▶ _TASK REQUIREMENTS_
Transcribe the listing exactly, leaving out every picture.

▶ _INFORMATION SUPPLIED_
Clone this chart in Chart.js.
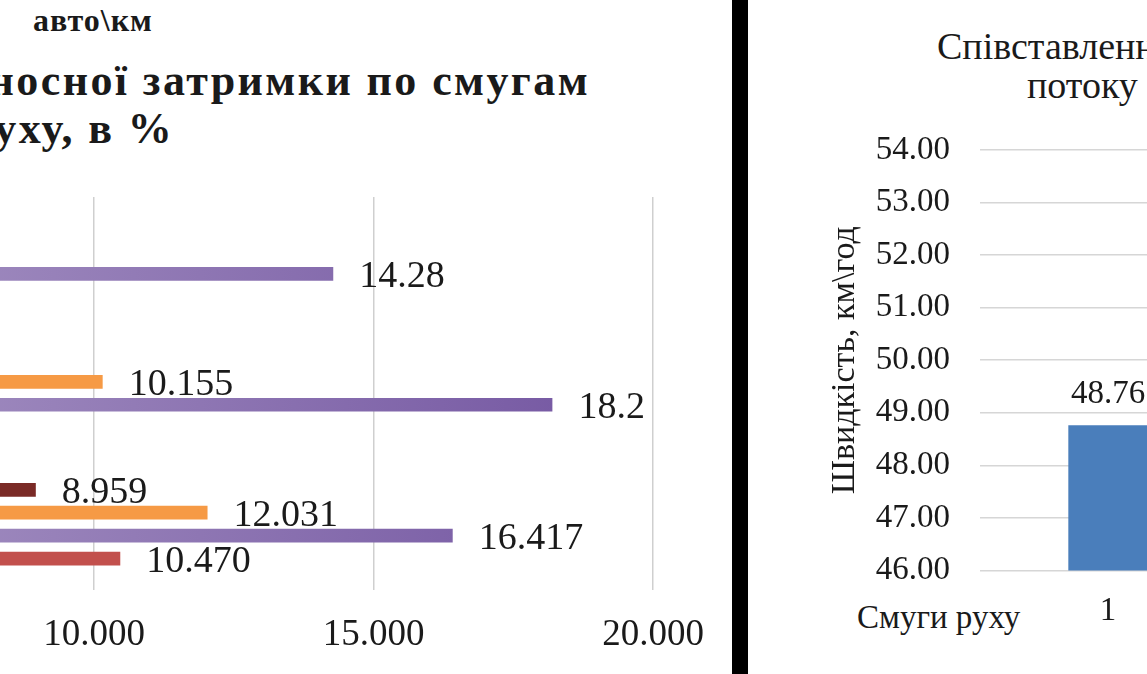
<!DOCTYPE html>
<html lang="uk">
<head>
<meta charset="UTF-8">
<title>Відносна затримка та швидкість по смугах руху</title>
<script src="https://cdn.jsdelivr.net/npm/chart.js"></script>
<style>
  html, body { margin: 0; padding: 0; }
  body { width: 1147px; height: 674px; overflow: hidden; position: relative; background: #fff;
         font-family: "Liberation Serif", "DejaVu Serif", serif; color: #1a1a1a; }
  .txt { position: absolute; white-space: nowrap; }
  #delayChart { position: absolute; left: -600px; top: 0; }
  #speedChart { position: absolute; left: 748px; top: 0; }
  #divider { position: absolute; left: 732px; top: 0; width: 16px; height: 674px; background: #000; }
</style>
</head>
<body>

  <!-- left chart (cropped): relative delay by lane -->
  <div class="txt" style="left:33px; top:4px; font:bold 32px/32px 'Liberation Serif'; letter-spacing:1px;">авто\км</div>
  <div class="txt" style="right:557px; top:56px; font:bold 44px/50px 'Liberation Serif'; letter-spacing:2.4px;">Порівняння відносної затримки по смугам</div>
  <div class="txt" style="left:-32px; top:104px; font:bold 44px/50px 'Liberation Serif'; letter-spacing:2.4px;">руху, в %</div>
  <canvas id="delayChart" width="1332" height="703"></canvas>

  <div id="divider"></div>

  <!-- right chart (cropped): flow speed by lane -->
  <div class="txt" style="left:937px; top:26px; font:38px/40px 'Liberation Serif';">Співставлення швидкості</div>
  <div class="txt" style="left:1027px; top:65px; font:38px/40px 'Liberation Serif';">потоку по смугах руху</div>
  <div class="txt" style="left:857px; top:600px; font:33px/34px 'Liberation Serif';">Смуги руху</div>
  <canvas id="speedChart" width="500" height="674"></canvas>

<script>
  // ---- data: relative delay, % ----
  // only bars that reach into the visible crop can be read; the rest are left empty
  const delayCategories = ['Смуга 1', 'Смуга 2', 'Смуга 3'];
  const delaySeries1 = [null, null, '8.959'];
  const delaySeries2 = [null, '10.155', '12.031'];
  const delaySeries3 = ['14.28', '18.2', '16.417'];
  const delaySeries4 = [null, null, '10.470'];
  const delayTicks = [0, 5, 10, 15, 20];

  // ---- data: speed, km/h ----
  const speedCategories = ['1'];
  const speedValues = [48.76];
  const speedTicks = [46, 47, 48, 49, 50, 51, 52, 53, 54];

  const serif = 'Liberation Serif';

  // value labels next to / above the bars
  const valueLabels = {
    id: 'valueLabels',
    afterDatasetsDraw(chart, args, opts) {
      const ctx = chart.ctx;
      ctx.save();
      ctx.font = opts.size + 'px "' + serif + '"';
      ctx.fillStyle = '#1a1a1a';
      chart.data.datasets.forEach((ds, i) => {
        chart.getDatasetMeta(i).data.forEach((bar, j) => {
          const raw = ds.data[j];
          if (raw == null) return;
          const text = opts.format ? opts.format(raw) : String(raw);
          if (opts.horizontal) {
            ctx.textAlign = 'left';
            ctx.textBaseline = 'middle';
            ctx.fillText(text, bar.x + opts.offset, bar.y + opts.dy);
          } else {
            ctx.textAlign = 'center';
            ctx.textBaseline = 'alphabetic';
            ctx.fillText(text, bar.x, bar.y - opts.offset);
          }
        });
      });
      ctx.restore();
    }
  };

  // Excel-like gradient for the purple series
  function purpleFill(c) {
    const a = c.chart.chartArea;
    if (!a) return '#8064A2';
    const g = c.chart.ctx.createLinearGradient(a.left, 0, a.right, 0);
    g.addColorStop(0, '#b7a8cf');
    g.addColorStop(1, '#7254a0');
    return g;
  }

  new Chart(document.getElementById('delayChart'), {
    type: 'bar',
    data: {
      labels: delayCategories,
      datasets: [
        { label: 'Ряд 1', data: delaySeries1, backgroundColor: '#7a2a26' },
        { label: 'Ряд 2', data: delaySeries2, backgroundColor: '#f69a45' },
        { label: 'Ряд 3', data: delaySeries3, backgroundColor: purpleFill },
        { label: 'Ряд 4', data: delaySeries4, backgroundColor: '#c2504c' }
      ]
    },
    options: {
      indexAxis: 'y',
      responsive: false,
      animation: false,
      categoryPercentage: 0.7,
      barPercentage: 0.6,
      layout: { padding: { top: 197, right: 79, bottom: 23, left: 0 } },
      scales: {
        x: {
          min: delayTicks[0],
          max: delayTicks[delayTicks.length - 1],
          afterBuildTicks: s => { s.ticks = delayTicks.map(v => ({ value: v })); },
          ticks: {
            padding: 23,
            color: '#1a1a1a',
            font: { family: serif, size: 37 },
            callback: v => Number(v).toFixed(3)
          },
          grid: { color: '#cfcfcf', lineWidth: 1.5, drawTicks: false },
          border: { display: false }
        },
        y: {
          afterFit: s => { s.width = 135; },
          ticks: { color: '#1a1a1a', font: { family: serif, size: 30 } },
          grid: { display: false },
          border: { display: false }
        }
      },
      plugins: {
        legend: { display: false },
        tooltip: { enabled: false },
        valueLabels: { horizontal: true, size: 38, offset: 26, dy: 3 }
      }
    },
    plugins: [valueLabels]
  });

  new Chart(document.getElementById('speedChart'), {
    type: 'bar',
    data: {
      labels: speedCategories,
      datasets: [
        { label: 'Швидкість', data: speedValues, backgroundColor: '#4a7ebb' }
      ]
    },
    options: {
      responsive: false,
      animation: false,
      categoryPercentage: 1,
      barPercentage: 0.31,
      layout: { padding: { top: 150, right: 12, bottom: 22, left: 77 } },
      scales: {
        x: {
          ticks: { padding: 21, color: '#1a1a1a', font: { family: serif, size: 33 } },
          grid: { display: false, drawTicks: false },
          border: { display: false }
        },
        y: {
          min: speedTicks[0],
          max: speedTicks[speedTicks.length - 1],
          afterBuildTicks: s => { s.ticks = speedTicks.map(v => ({ value: v })); },
          afterFit: s => { s.width = 155; },
          ticks: {
            padding: 30,
            color: '#1a1a1a',
            font: { family: serif, size: 33 },
            callback: v => Number(v).toFixed(2)
          },
          grid: { color: '#d6d6d6', lineWidth: 1.5, drawTicks: false },
          border: { display: false },
          title: {
            display: true,
            text: 'Швидкість, км\\год',
            color: '#1a1a1a',
            padding: 0,
            font: { family: serif, size: 34 }
          }
        }
      },
      plugins: {
        legend: { display: false },
        tooltip: { enabled: false },
        valueLabels: { horizontal: false, size: 33, offset: 22, format: v => v.toFixed(2) }
      }
    },
    plugins: [valueLabels]
  });
</script>
</body>
</html>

▶ _SOLUTION TO THE PROBLEM_
Clone this chart in Chart.js.
<!DOCTYPE html>
<html lang="uk">
<head>
<meta charset="UTF-8">
<title>Відносна затримка та швидкість по смугах руху</title>
<script src="https://cdn.jsdelivr.net/npm/chart.js"></script>
<style>
  html, body { margin: 0; padding: 0; }
  body { width: 1147px; height: 674px; overflow: hidden; position: relative; background: #fff;
         font-family: "Liberation Serif", "DejaVu Serif", serif; color: #1a1a1a; }
  .txt { position: absolute; white-space: nowrap; }
  #delayChart { position: absolute; left: -600px; top: 0; }
  #speedChart { position: absolute; left: 748px; top: 0; }
  #divider { position: absolute; left: 732px; top: 0; width: 16px; height: 674px; background: #000; }
</style>
</head>
<body>

  <!-- left chart (cropped): relative delay by lane -->
  <div class="txt" style="left:33px; top:4px; font:bold 32px/32px 'Liberation Serif'; letter-spacing:1px;">авто\км</div>
  <div class="txt" style="right:557px; top:56px; font:bold 44px/50px 'Liberation Serif'; letter-spacing:2.4px;">Порівняння відносної затримки по смугам</div>
  <div class="txt" style="left:-32px; top:104px; font:bold 44px/50px 'Liberation Serif'; letter-spacing:2.4px;">руху, в %</div>
  <canvas id="delayChart" width="1332" height="703"></canvas>

  <div id="divider"></div>

  <!-- right chart (cropped): flow speed by lane -->
  <div class="txt" style="left:937px; top:26px; font:38px/40px 'Liberation Serif';">Співставлення швидкості</div>
  <div class="txt" style="left:1027px; top:65px; font:38px/40px 'Liberation Serif';">потоку по смугах руху</div>
  <div class="txt" style="left:857px; top:600px; font:33px/34px 'Liberation Serif';">Смуги руху</div>
  <canvas id="speedChart" width="500" height="674"></canvas>

<script>
  // ---- data: relative delay, % ----
  // only bars that reach into the visible crop can be read; the rest are left empty
  const delayCategories = ['Смуга 1', 'Смуга 2', 'Смуга 3'];
  const delaySeries1 = [null, null, '8.959'];
  const delaySeries2 = [null, '10.155', '12.031'];
  const delaySeries3 = ['14.28', '18.2', '16.417'];
  const delaySeries4 = [null, null, '10.470'];
  const delayTicks = [0, 5, 10, 15, 20];

  // ---- data: speed, km/h ----
  const speedCategories = ['1'];
  const speedValues = [48.76];
  const speedTicks = [46, 47, 48, 49, 50, 51, 52, 53, 54];

  const serif = 'Liberation Serif';

  // value labels next to / above the bars
  const valueLabels = {
    id: 'valueLabels',
    afterDatasetsDraw(chart, args, opts) {
      const ctx = chart.ctx;
      ctx.save();
      ctx.font = opts.size + 'px "' + serif + '"';
      ctx.fillStyle = '#1a1a1a';
      chart.data.datasets.forEach((ds, i) => {
        chart.getDatasetMeta(i).data.forEach((bar, j) => {
          const raw = ds.data[j];
          if (raw == null) return;
          const text = opts.format ? opts.format(raw) : String(raw);
          if (opts.horizontal) {
            ctx.textAlign = 'left';
            ctx.textBaseline = 'middle';
            ctx.fillText(text, bar.x + opts.offset, bar.y + opts.dy);
          } else {
            ctx.textAlign = 'center';
            ctx.textBaseline = 'alphabetic';
            ctx.fillText(text, bar.x, bar.y - opts.offset);
          }
        });
      });
      ctx.restore();
    }
  };

  // Excel-like gradient for the purple series
  function purpleFill(c) {
    const a = c.chart.chartArea;
    if (!a) return '#8064A2';
    const g = c.chart.ctx.createLinearGradient(a.left, 0, a.right, 0);
    g.addColorStop(0, '#b7a8cf');
    g.addColorStop(1, '#7254a0');
    return g;
  }

  new Chart(document.getElementById('delayChart'), {
    type: 'bar',
    data: {
      labels: delayCategories,
      datasets: [
        { label: 'Ряд 1', data: delaySeries1, backgroundColor: '#7a2a26' },
        { label: 'Ряд 2', data: delaySeries2, backgroundColor: '#f69a45' },
        { label: 'Ряд 3', data: delaySeries3, backgroundColor: purpleFill },
        { label: 'Ряд 4', data: delaySeries4, backgroundColor: '#c2504c' }
      ]
    },
    options: {
      indexAxis: 'y',
      responsive: false,
      animation: false,
      categoryPercentage: 0.7,
      barPercentage: 0.6,
      layout: { padding: { top: 197, right: 79, bottom: 23, left: 0 } },
      scales: {
        x: {
          min: delayTicks[0],
          max: delayTicks[delayTicks.length - 1],
          afterBuildTicks: s => { s.ticks = delayTicks.map(v => ({ value: v })); },
          ticks: {
            padding: 23,
            color: '#1a1a1a',
            font: { family: serif, size: 37 },
            callback: v => Number(v).toFixed(3)
          },
          grid: { color: '#cfcfcf', lineWidth: 1.5, drawTicks: false },
          border: { display: false }
        },
        y: {
          afterFit: s => { s.width = 135; },
          ticks: { color: '#1a1a1a', font: { family: serif, size: 30 } },
          grid: { display: false },
          border: { display: false }
        }
      },
      plugins: {
        legend: { display: false },
        tooltip: { enabled: false },
        valueLabels: { horizontal: true, size: 38, offset: 26, dy: 3 }
      }
    },
    plugins: [valueLabels]
  });

  new Chart(document.getElementById('speedChart'), {
    type: 'bar',
    data: {
      labels: speedCategories,
      datasets: [
        { label: 'Швидкість', data: speedValues, backgroundColor: '#4a7ebb' }
      ]
    },
    options: {
      responsive: false,
      animation: false,
      categoryPercentage: 1,
      barPercentage: 0.31,
      layout: { padding: { top: 150, right: 12, bottom: 22, left: 77 } },
      scales: {
        x: {
          ticks: { padding: 21, color: '#1a1a1a', font: { family: serif, size: 33 } },
          grid: { display: false, drawTicks: false },
          border: { display: false }
        },
        y: {
          min: speedTicks[0],
          max: speedTicks[speedTicks.length - 1],
          afterBuildTicks: s => { s.ticks = speedTicks.map(v => ({ value: v })); },
          afterFit: s => { s.width = 155; },
          ticks: {
            padding: 30,
            color: '#1a1a1a',
            font: { family: serif, size: 33 },
            callback: v => Number(v).toFixed(2)
          },
          grid: { color: '#d6d6d6', lineWidth: 1.5, drawTicks: false },
          border: { display: false },
          title: {
            display: true,
            text: 'Швидкість, км\\год',
            color: '#1a1a1a',
            padding: 0,
            font: { family: serif, size: 34 }
          }
        }
      },
      plugins: {
        legend: { display: false },
        tooltip: { enabled: false },
        valueLabels: { horizontal: false, size: 33, offset: 22, format: v => v.toFixed(2) }
      }
    },
    plugins: [valueLabels]
  });
</script>
</body>
</html>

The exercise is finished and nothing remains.